Security, Agility, Design, and Deployment

Security

Some of the largest security breaches occur because telnet is open on a port with a public-facing IP address. Security standards and best practices can now be hard-coded into templates guaranteeing the enforcement of policies. Often complex configurations are required on interfaces at the access layer to address security risks.

Consider the access layer and all the following security standards that should be implemented:

• Spanning-tree toolkit commands
  • Bridge Protocol Data Unit (BPDU) controls
  • Portfast
• 802.1x or port-security commands
• Data and voice VLANs
• QoS settings
• CDP settings
• Power over Ethernet (PoE) settings
• Native VLAN established
• Native VLAN applied on trunk ports
• NTP source
• Security banner presented at login
• AAA
• RADIUS / TACACS+
• ACLs on management ports
• VLAN 1 disabled

Security requirements, if missed or incorrectly applied, lead to vulnerabilities and threats within the network. These vulnerabilities can be exploited, lead to outages, or bring about data loss in certain scenarios. Having a guaranteed templated configuration ensures that important security components are hard-coded into every template and applied to the device’s global configuration as well as to every interface configuration. Every access port throughout the campus can now be configured the same way and will automatically include security posture standards.

Agility

In an on-demand world, networks continue to be the bottleneck of many projects. One of the driving factors for moving to automation is the agility it offers. Most of the common changes to the network become updates to existing data models. When new feature requirements arise, such as the need for multicast, new templates, and new data model variables are developed. The feature is then released and incorporated into the orchestration of playbooks as a new task. A very repeatable and modular process evolves, which provides the agility to deliver projects more efficiently.

Design

Traditional network design often revolves around device configuration commands. While these commands are essential at implementation, it is the data that should drive network design. Network engineers’ new responsibilities include crafting human-readable data models and the logic that drives the dynamic templates.

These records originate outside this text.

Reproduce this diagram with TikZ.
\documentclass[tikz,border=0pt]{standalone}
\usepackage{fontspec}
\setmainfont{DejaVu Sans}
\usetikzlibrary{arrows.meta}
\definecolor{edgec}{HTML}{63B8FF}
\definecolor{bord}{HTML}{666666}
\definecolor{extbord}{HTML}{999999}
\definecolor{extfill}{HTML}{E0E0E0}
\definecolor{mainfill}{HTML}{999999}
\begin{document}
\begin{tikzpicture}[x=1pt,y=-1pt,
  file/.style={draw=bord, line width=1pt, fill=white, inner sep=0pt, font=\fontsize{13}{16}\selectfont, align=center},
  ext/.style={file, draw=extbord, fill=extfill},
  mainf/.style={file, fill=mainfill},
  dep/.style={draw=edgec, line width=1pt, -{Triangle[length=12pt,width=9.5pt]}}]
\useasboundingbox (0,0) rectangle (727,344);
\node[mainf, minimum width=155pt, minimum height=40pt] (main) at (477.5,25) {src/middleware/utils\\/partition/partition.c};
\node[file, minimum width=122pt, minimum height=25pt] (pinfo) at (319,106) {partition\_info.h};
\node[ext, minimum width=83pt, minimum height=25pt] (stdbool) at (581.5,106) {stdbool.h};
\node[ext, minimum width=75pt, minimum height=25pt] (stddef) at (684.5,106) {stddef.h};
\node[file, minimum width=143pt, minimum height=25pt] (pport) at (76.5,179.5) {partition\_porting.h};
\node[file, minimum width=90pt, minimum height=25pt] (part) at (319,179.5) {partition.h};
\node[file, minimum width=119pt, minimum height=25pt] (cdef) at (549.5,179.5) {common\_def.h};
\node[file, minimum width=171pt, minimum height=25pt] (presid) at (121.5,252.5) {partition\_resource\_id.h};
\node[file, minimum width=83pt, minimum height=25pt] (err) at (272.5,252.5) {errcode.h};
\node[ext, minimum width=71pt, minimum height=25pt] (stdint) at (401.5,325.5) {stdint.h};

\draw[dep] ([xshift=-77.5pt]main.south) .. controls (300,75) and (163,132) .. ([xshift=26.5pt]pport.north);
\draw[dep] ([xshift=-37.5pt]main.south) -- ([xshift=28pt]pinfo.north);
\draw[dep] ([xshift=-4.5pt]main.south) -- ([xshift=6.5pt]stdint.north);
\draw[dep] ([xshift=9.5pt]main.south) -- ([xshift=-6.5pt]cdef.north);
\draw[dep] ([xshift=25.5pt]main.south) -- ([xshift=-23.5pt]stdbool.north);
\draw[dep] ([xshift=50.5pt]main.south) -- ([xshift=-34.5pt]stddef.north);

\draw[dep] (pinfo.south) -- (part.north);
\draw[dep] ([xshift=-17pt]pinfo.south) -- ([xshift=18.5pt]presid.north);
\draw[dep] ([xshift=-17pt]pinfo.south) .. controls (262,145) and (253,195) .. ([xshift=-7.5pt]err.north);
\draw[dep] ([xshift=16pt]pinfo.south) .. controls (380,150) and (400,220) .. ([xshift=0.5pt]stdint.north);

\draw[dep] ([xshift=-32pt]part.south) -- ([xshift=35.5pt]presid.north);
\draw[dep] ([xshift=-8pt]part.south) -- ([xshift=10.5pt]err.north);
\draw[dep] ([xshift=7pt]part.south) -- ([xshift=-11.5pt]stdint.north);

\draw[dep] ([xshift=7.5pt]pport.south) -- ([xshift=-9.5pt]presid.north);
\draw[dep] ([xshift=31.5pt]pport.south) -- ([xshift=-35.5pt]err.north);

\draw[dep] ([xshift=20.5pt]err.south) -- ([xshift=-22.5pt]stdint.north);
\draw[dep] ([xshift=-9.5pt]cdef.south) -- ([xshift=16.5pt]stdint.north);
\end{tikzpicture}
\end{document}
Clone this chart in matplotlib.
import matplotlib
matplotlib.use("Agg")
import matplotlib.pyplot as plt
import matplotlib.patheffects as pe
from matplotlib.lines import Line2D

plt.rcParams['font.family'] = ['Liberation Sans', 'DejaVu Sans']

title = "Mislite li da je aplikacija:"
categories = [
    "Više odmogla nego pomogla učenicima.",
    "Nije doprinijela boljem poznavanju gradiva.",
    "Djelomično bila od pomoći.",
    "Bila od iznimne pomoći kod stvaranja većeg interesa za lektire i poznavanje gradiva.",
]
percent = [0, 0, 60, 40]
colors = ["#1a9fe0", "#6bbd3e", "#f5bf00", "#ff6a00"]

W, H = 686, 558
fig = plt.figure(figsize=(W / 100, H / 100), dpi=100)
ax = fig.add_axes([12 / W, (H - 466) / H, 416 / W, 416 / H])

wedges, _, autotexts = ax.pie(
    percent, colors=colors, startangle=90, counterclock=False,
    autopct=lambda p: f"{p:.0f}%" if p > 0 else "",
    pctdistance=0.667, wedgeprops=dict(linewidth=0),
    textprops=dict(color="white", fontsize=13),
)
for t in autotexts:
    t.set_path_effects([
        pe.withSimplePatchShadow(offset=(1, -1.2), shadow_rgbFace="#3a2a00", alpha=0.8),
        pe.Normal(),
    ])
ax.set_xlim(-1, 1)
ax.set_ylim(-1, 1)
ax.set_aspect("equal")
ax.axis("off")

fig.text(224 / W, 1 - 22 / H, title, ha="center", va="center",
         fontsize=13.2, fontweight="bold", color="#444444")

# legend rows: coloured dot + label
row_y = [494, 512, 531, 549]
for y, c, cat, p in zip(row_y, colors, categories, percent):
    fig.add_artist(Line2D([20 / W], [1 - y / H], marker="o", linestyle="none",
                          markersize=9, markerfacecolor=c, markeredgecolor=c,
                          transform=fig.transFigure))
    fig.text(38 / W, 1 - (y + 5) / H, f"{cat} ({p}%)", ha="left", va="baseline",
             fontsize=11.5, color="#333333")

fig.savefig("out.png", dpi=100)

Existing or new dynamic documentation should reflect new features as templates are added or updated. By thinking about data first, and the configuration second, network designs evolve.

Deployment

The biggest advantages found in network automation are often on the operational side of network management. Large-scale changes are often very difficult to roll out to an enterprise.

Introducing QoS to a network, for example, means touching all devices in all layers of the network- often with different code per platform. Devices using Multi-Layer Switching (MLS) or Modular Quality of Service Command Line (MQC) lead to different requirements and configuration commands by platform.

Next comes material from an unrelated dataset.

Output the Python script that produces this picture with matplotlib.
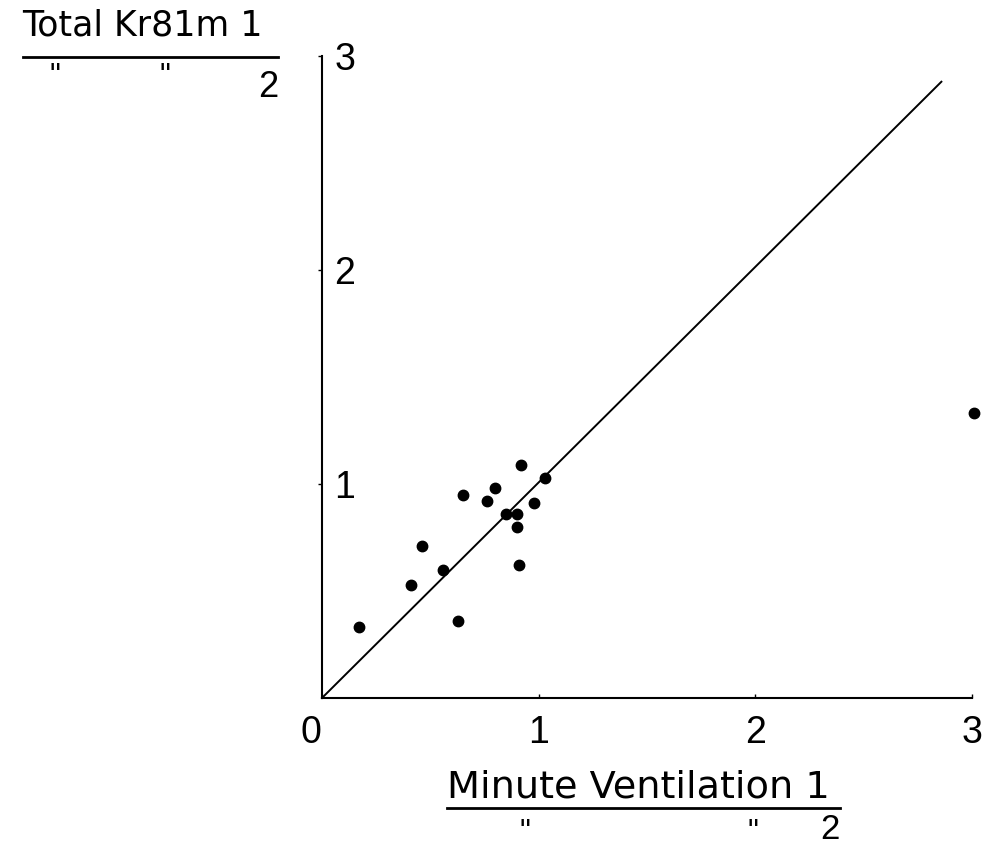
import matplotlib
matplotlib.use("Agg")
import matplotlib.pyplot as plt
from matplotlib.lines import Line2D
from matplotlib.transforms import ScaledTranslation

# ratio of minute ventilation (lung 1 / lung 2) vs total Kr81m counts ratio
vent_ratio = [0.17, 0.63, 0.41, 0.46, 0.56, 0.65, 0.76, 0.80, 0.92, 1.03,
              0.98, 0.85, 0.90, 0.90, 0.91, 3.01]
kr_ratio = [0.33, 0.36, 0.53, 0.71, 0.60, 0.95, 0.92, 0.98, 1.09, 1.03,
            0.91, 0.86, 0.86, 0.80, 0.62, 1.33]

# line of identity
identity_x = [0.0, 2.86]
identity_y = [0.0, 2.88]

ticks = [0, 1, 2, 3]
tick_labels = ["0", "1", "2", "3"]

plt.rcParams['font.family'] = ['Liberation Sans', 'DejaVu Sans']
caption_font = ['DejaVu Sans']

fig = plt.figure(figsize=(9.85, 8.48), dpi=100)
ax = fig.add_axes([0.3269, 0.1769, 0.6596, 0.757])

ax.plot(identity_x, identity_y, color='black', linewidth=1.4, clip_on=False)
ax.plot(vent_ratio, kr_ratio, 'o', color='black', markersize=7.5, clip_on=False)

ax.set_xlim(0, 3)
ax.set_ylim(0, 3)
for side in ['top', 'right']:
    ax.spines[side].set_visible(False)
for side in ['left', 'bottom']:
    ax.spines[side].set_linewidth(1.5)

ax.set_xticks(ticks)
ax.set_xticklabels(tick_labels, fontsize=27)
ax.tick_params(axis='x', direction='in', length=3, width=1, pad=12)
# origin label sits a bit left of the corner
ax.get_xticklabels()[0].set_transform(
    ax.get_xticklabels()[0].get_transform()
    + ScaledTranslation(-11 / 100, 0, fig.dpi_scale_trans))

ax.set_yticks(ticks[1:])
ax.set_yticklabels(tick_labels[1:], fontsize=27)
ax.tick_params(axis='y', direction='out', length=3, width=1, pad=-12)
for lab in ax.get_yticklabels():
    lab.set_horizontalalignment('left')

# y axis caption written as a fraction
fig.text(0.0223, 1 - 35 / 848, "Total Kr81m 1", fontsize=25, family=caption_font,
         va='baseline', ha='left')
fig.add_artist(Line2D([23 / 985, 278 / 985], [1 - 57 / 848] * 2,
                      color='black', linewidth=2, transform=fig.transFigure))
fig.text(55 / 985, 1 - 77 / 848, '"', fontsize=22, va='center', ha='center')
fig.text(165 / 985, 1 - 77 / 848, '"', fontsize=22, va='center', ha='center')
fig.text(278 / 985, 1 - 97 / 848, "2", fontsize=26, va='baseline', ha='right')

# x axis caption written as a fraction
fig.text(447 / 985, 1 - 797 / 848, "Minute Ventilation 1", fontsize=27.5,
         family=caption_font, va='baseline', ha='left')
fig.add_artist(Line2D([447 / 985, 840 / 985], [1 - 808 / 848] * 2,
                      color='black', linewidth=2, transform=fig.transFigure))
fig.text(525 / 985, 1 - 833 / 848, '"', fontsize=22, va='center', ha='center')
fig.text(753 / 985, 1 - 833 / 848, '"', fontsize=22, va='center', ha='center')
fig.text(840 / 985, 1 - 846 / 848, "2", fontsize=25, va='bottom', ha='right')

fig.savefig("out.png", dpi=100)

Operations receive approved, finalized, network designs, along with deployment steps, from the network engineers. This often requires weeks or months to then complete the delivery to campus from start to end. Network automation- even a hybrid model where operators run Ansible playbooks manually- solves operational headaches related to deploying configurations to the network. Deployment time is drastically reduced when using Ansible playbooks while quality and accuracy significantly increase.